<<<<

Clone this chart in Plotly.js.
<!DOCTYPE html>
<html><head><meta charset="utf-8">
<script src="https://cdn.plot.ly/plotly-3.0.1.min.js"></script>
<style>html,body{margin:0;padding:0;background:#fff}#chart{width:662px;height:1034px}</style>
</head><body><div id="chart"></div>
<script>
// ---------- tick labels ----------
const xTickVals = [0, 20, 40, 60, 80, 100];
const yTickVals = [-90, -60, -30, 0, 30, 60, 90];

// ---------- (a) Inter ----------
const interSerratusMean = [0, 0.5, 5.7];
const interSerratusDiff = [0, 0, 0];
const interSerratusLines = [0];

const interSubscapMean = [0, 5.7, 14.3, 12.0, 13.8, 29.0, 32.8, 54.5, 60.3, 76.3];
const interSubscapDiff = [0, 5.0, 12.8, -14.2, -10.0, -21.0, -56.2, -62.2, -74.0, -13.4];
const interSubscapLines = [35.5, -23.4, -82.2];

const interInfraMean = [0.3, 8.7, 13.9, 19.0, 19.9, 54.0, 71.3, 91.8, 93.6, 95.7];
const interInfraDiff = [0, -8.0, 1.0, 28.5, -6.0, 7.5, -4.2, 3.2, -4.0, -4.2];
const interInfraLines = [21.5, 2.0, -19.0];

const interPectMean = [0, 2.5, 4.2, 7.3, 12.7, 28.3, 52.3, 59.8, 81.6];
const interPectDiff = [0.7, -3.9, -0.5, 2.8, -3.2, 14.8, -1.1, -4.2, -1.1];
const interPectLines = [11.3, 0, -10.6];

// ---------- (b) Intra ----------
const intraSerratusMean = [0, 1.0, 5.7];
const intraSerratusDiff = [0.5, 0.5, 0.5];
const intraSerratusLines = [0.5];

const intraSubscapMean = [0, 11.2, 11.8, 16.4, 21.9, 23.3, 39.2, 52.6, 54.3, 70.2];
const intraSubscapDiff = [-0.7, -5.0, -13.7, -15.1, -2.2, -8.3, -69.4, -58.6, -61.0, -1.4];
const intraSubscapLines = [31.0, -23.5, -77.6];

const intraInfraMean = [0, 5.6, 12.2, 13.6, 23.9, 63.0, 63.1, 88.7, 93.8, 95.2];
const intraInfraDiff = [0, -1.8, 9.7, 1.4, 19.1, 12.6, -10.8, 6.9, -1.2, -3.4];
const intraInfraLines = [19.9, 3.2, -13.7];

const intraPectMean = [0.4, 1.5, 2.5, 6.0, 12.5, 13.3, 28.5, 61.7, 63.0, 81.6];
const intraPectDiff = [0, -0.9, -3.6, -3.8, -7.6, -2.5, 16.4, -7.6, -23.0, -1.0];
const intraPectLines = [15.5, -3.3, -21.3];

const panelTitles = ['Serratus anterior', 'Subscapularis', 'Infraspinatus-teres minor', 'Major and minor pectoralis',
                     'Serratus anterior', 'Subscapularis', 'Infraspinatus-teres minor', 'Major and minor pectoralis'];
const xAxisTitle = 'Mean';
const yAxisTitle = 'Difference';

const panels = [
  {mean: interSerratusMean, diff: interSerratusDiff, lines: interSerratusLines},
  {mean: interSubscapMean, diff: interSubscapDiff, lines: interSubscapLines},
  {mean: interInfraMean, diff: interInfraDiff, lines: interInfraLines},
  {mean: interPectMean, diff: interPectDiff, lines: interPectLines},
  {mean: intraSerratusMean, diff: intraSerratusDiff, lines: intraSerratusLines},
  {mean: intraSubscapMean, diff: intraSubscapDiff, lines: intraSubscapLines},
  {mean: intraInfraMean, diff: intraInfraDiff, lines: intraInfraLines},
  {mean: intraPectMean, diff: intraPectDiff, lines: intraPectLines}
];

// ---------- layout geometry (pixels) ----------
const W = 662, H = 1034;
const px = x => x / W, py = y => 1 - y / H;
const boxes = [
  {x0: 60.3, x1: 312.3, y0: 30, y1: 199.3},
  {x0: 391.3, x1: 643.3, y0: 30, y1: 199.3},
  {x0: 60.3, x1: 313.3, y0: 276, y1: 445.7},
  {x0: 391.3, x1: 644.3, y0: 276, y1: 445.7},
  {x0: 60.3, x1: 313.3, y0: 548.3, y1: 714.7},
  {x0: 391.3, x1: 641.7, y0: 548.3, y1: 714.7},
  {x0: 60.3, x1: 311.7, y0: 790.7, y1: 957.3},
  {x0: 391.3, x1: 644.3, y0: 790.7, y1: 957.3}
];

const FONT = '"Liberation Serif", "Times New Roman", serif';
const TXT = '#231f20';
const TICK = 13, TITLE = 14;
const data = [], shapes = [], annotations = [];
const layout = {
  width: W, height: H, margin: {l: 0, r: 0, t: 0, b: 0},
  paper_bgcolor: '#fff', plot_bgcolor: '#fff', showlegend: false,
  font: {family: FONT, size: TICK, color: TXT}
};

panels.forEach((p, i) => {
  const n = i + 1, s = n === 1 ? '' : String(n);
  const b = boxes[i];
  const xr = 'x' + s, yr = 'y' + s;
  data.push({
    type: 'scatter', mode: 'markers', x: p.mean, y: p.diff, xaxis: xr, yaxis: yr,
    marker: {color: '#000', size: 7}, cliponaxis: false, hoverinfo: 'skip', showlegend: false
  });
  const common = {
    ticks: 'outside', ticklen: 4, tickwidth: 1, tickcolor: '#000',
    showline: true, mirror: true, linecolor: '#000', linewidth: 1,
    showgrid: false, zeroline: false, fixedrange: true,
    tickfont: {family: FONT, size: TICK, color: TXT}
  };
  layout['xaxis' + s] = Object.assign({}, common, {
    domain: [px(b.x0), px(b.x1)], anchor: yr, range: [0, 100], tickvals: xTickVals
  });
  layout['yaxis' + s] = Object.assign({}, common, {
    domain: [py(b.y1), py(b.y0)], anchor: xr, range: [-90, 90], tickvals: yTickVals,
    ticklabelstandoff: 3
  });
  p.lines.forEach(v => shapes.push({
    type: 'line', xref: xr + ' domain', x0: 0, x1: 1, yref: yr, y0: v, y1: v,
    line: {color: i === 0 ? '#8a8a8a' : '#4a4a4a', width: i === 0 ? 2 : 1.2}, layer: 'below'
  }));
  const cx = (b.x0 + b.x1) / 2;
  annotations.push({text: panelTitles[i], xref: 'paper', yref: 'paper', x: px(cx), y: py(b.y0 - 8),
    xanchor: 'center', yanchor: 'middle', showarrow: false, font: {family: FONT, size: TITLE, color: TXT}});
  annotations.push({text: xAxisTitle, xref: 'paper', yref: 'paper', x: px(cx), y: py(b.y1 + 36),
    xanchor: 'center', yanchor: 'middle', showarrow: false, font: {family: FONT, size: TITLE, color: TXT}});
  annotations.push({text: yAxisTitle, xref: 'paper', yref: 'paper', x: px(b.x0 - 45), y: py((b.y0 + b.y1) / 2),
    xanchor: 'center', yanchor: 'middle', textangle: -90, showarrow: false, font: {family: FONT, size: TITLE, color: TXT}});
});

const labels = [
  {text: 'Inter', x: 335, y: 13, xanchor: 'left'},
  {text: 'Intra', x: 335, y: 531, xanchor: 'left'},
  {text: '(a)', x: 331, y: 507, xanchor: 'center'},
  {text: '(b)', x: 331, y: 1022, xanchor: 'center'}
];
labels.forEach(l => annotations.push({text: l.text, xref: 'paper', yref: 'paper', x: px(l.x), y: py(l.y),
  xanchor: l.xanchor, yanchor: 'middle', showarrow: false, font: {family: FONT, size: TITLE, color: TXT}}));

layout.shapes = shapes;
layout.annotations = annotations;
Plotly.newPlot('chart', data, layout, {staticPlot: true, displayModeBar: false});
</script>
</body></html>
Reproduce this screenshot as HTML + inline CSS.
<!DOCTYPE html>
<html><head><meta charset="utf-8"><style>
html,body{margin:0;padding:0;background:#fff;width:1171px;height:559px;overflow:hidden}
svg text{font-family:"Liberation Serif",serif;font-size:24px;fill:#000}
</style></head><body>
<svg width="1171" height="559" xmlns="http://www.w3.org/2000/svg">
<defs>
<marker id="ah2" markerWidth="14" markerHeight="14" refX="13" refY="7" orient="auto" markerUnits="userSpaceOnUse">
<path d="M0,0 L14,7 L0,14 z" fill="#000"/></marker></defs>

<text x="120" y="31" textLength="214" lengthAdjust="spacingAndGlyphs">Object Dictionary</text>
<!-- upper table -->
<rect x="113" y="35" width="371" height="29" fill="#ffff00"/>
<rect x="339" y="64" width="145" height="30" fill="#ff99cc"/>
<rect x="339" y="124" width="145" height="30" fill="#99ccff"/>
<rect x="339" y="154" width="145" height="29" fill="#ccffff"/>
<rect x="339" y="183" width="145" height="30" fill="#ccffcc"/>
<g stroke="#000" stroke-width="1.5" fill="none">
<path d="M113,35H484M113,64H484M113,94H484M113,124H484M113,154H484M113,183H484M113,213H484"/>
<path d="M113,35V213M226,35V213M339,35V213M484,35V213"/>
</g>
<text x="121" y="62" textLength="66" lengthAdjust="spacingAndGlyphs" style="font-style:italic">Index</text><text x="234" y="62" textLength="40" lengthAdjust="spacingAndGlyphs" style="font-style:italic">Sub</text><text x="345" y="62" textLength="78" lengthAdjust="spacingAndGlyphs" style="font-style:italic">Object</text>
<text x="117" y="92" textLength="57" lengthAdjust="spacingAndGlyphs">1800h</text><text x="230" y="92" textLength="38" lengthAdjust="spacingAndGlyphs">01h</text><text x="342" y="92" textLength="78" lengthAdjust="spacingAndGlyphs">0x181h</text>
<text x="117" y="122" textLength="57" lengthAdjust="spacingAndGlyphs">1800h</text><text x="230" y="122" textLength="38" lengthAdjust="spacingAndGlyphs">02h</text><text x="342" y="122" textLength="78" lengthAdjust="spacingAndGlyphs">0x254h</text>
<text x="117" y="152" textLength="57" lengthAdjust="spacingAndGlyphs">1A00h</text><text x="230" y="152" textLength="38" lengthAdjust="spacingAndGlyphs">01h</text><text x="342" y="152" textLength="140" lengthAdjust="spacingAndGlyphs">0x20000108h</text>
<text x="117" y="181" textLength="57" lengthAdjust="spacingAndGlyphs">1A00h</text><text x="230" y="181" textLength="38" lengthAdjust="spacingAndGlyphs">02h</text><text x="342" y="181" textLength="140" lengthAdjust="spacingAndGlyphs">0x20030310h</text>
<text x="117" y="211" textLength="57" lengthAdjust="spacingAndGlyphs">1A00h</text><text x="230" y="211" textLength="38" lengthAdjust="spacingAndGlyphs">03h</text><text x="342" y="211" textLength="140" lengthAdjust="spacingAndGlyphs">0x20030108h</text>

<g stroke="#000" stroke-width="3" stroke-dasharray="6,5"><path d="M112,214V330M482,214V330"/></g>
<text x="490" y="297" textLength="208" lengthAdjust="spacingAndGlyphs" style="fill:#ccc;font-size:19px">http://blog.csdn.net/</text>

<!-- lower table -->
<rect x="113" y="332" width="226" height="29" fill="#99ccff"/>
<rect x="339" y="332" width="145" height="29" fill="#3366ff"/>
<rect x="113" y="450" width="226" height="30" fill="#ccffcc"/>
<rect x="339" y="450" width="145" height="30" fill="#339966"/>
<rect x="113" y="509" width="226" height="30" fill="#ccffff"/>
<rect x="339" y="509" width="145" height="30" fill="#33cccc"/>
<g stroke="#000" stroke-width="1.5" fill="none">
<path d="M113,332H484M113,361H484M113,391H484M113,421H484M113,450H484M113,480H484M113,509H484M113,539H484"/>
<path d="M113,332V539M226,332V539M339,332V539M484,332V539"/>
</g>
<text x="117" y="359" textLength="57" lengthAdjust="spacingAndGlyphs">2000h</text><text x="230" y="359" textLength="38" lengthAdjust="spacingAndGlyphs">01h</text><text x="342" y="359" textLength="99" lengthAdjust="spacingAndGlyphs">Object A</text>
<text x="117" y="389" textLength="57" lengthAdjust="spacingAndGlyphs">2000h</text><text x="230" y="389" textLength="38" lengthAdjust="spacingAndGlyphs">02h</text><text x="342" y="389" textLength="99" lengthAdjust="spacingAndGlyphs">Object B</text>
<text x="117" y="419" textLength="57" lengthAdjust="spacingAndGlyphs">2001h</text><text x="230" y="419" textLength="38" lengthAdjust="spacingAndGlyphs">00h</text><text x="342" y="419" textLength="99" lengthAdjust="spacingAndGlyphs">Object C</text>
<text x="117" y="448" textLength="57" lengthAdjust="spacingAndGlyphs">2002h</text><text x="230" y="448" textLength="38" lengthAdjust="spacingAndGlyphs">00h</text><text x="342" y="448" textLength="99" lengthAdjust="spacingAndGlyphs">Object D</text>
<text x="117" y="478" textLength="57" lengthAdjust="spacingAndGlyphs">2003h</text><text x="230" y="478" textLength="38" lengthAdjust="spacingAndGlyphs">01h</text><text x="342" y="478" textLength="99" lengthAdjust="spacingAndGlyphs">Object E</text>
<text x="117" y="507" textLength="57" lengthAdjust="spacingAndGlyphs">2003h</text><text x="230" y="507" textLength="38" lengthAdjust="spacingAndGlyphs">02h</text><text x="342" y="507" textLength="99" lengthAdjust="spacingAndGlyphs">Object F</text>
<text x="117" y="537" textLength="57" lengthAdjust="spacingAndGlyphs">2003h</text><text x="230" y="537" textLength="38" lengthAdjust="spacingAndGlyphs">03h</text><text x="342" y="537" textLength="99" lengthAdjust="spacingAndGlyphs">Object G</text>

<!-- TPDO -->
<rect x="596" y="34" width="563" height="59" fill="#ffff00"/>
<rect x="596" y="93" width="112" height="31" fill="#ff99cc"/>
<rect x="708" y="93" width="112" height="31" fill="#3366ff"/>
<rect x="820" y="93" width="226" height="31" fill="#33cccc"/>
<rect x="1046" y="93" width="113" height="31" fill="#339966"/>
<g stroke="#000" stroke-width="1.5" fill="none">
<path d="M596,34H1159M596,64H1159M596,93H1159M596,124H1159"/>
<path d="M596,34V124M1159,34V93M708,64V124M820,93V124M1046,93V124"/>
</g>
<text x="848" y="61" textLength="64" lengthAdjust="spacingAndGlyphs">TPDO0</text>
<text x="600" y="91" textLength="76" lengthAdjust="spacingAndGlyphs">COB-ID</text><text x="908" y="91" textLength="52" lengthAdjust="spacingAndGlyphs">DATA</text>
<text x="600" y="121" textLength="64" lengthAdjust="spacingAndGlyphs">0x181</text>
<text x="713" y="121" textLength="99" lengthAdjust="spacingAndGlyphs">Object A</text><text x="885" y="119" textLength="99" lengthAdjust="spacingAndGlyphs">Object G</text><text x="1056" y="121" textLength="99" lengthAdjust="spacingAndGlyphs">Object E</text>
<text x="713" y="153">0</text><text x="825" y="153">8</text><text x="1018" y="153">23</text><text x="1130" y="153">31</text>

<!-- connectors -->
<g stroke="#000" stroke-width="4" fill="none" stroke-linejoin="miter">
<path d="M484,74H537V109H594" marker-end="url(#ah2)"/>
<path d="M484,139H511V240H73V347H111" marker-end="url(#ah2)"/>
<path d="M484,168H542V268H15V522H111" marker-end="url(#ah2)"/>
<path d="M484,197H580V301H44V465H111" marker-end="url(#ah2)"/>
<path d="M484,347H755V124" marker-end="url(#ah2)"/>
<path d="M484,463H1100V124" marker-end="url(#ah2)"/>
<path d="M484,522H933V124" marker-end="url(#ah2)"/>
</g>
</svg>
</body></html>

>>>>

== TASK OBJECTIVE ==
Copy out only the lines running from the beginning of the data to the line with "const interInfraLines = [21.5, 2.0, -19.0];", both ends included.

== SOLUTION FOR THIS PROBLEM ==
Clone this chart in Plotly.js.
<!DOCTYPE html>
<html><head><meta charset="utf-8">
<script src="https://cdn.plot.ly/plotly-3.0.1.min.js"></script>
<style>html,body{margin:0;padding:0;background:#fff}#chart{width:662px;height:1034px}</style>
</head><body><div id="chart"></div>
<script>
// ---------- tick labels ----------
const xTickVals = [0, 20, 40, 60, 80, 100];
const yTickVals = [-90, -60, -30, 0, 30, 60, 90];

// ---------- (a) Inter ----------
const interSerratusMean = [0, 0.5, 5.7];
const interSerratusDiff = [0, 0, 0];
const interSerratusLines = [0];

const interSubscapMean = [0, 5.7, 14.3, 12.0, 13.8, 29.0, 32.8, 54.5, 60.3, 76.3];
const interSubscapDiff = [0, 5.0, 12.8, -14.2, -10.0, -21.0, -56.2, -62.2, -74.0, -13.4];
const interSubscapLines = [35.5, -23.4, -82.2];

const interInfraMean = [0.3, 8.7, 13.9, 19.0, 19.9, 54.0, 71.3, 91.8, 93.6, 95.7];
const interInfraDiff = [0, -8.0, 1.0, 28.5, -6.0, 7.5, -4.2, 3.2, -4.0, -4.2];
const interInfraLines = [21.5, 2.0, -19.0];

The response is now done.